In a meandering news conference here ahead of a speech on energy policy, Trump touted oil and gas production while casting doubt about the viability of renewable power sources, including wind and solar.

“The federal government should get out of the way” of energy production, Trump said.

As his speech to the Williston Basin Petroleum Conference began, Trump took aim at various federal environmental regulations.

“These actions have denied millions of Americans access to the energy wealth sitting right underneath our feet. … This is your treasure. And you the American people are entitled to share in the riches,” he said.

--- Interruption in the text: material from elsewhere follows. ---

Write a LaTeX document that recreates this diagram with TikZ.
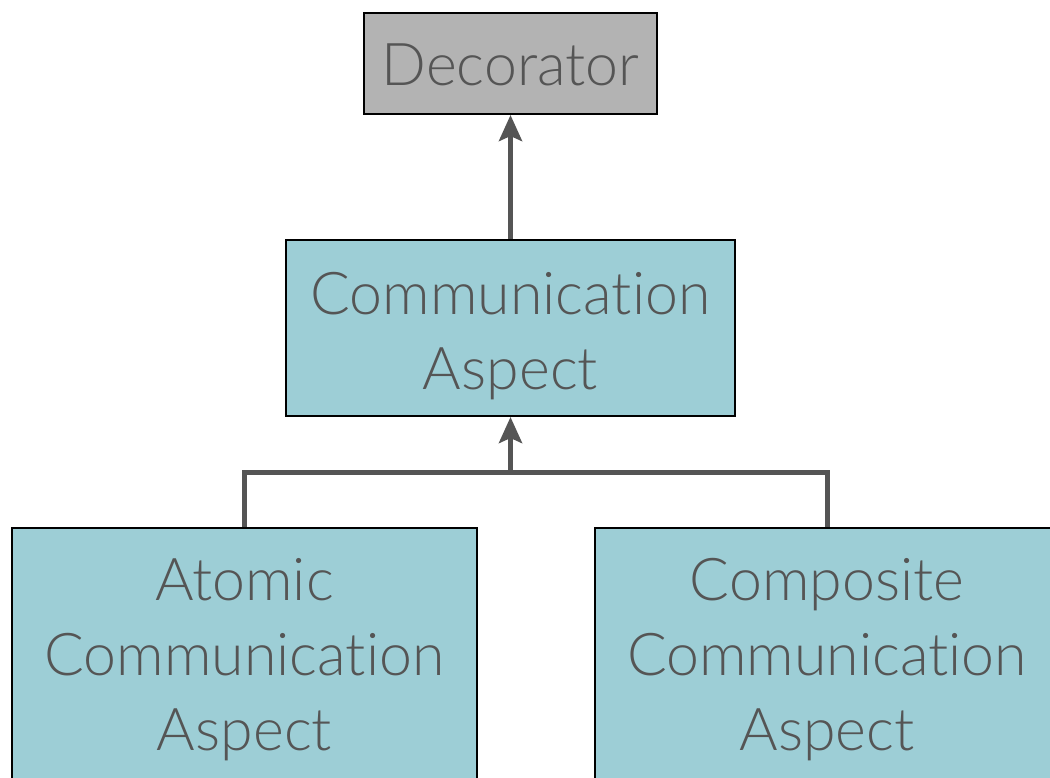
\documentclass[tikz,border=0pt]{standalone}
\usepackage{fontspec}
\setmainfont{Lato Light}[Ligatures={NoCommon,NoRare,NoDiscretionary}]
\usetikzlibrary{arrows.meta}
\definecolor{txtgray}{HTML}{555555}
\definecolor{linkgray}{HTML}{555555}
\definecolor{boxgray}{HTML}{B3B3B3}
\definecolor{boxteal}{HTML}{9DCED6}
\begin{document}
\begin{tikzpicture}[x=1pt,y=-1pt,
  box/.style={draw=black, line width=2pt, rectangle, inner sep=0pt},
  classbox/.style={box, fill=boxteal},
  basebox/.style={box, fill=boxgray},
  caption/.style={inner sep=0pt, align=center, text=txtgray,
    font=\fontsize{59}{75}\selectfont},
  link/.style={draw=linkgray, line width=5pt},
  inherit/.style={link, -{Stealth[length=26pt,width=23pt,inset=5pt]}}]
\useasboundingbox (0,0) rectangle (1050,777);
\clip (0,0) rectangle (1050,777);

% class boxes
\node[basebox, minimum width=293pt, minimum height=101pt] (deco) at (510.5,63.5) {};
\node[classbox, minimum width=449pt, minimum height=176pt] (comm) at (510.5,328) {};
\node[classbox, minimum width=465pt, minimum height=256pt, anchor=north] (atomic) at (244.5,527) {};
\node[classbox, minimum width=465pt, minimum height=256pt, anchor=north] (composite) at (827,527) {};

% class names
\node[caption] (decotxt) at (510.5,64.5) {Decorator};
\node[caption] (commtxt) at (510.5,336) {Communication\\Aspect};
\node[caption] (atomictxt) at (244.5,660) {Atomic\\Communication\\Aspect};
\node[caption] (compositetxt) at (827,660) {Composite\\Communication\\Aspect};

% inheritance links
\coordinate (join) at (510.5,472);
\draw[inherit] (comm.north) -- (deco.south);
\draw[link] (atomic.north) |- (join) -| (composite.north);
\draw[inherit] (join) -- (comm.south);
\end{tikzpicture}
\end{document}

Trump appeared at the news conference this afternoon accompanied by North Dakota Rep. Kevin Cramer (R) and Continental Resources Inc. CEO Harold Hamm — one of his most vocal supporters in the oil and gas industry — as well as the state’s delegates to the Republican National Convention.

Trump endorsed building the Keystone XL pipeline and told reporters that he would support other projects he was not familiar with, stating: “My basic bias would be to approve.”

Trump repeated his earlier assertion that the United States should receive profits from the KXL pipeline if it is constructed, citing the need for eminent domain to build the project.

“That’s how we’re going to make America rich again and make America great again,” Trump said.

The businessman and former reality TV star also reiterated his vow to reinvigorate the coal industry but said he would not seek to interfere with “market forces” such as competition from cheap natural gas and decreased international demand.

“All I can do is free up the coal,” Trump said.

Trump, who has received advice from Cramer on his energy platform in recent weeks, also said he would favor an “all of the above” energy policy but said that he would not support tax benefits for renewable energy production.

Trump also criticized solar and wind energy production as “very expensive” and asserted that wind energy production is too much of a threat to birds.

“Wind is killing all the eagles,” Trump said, later adding that wind “doesn’t work with a subsidy.”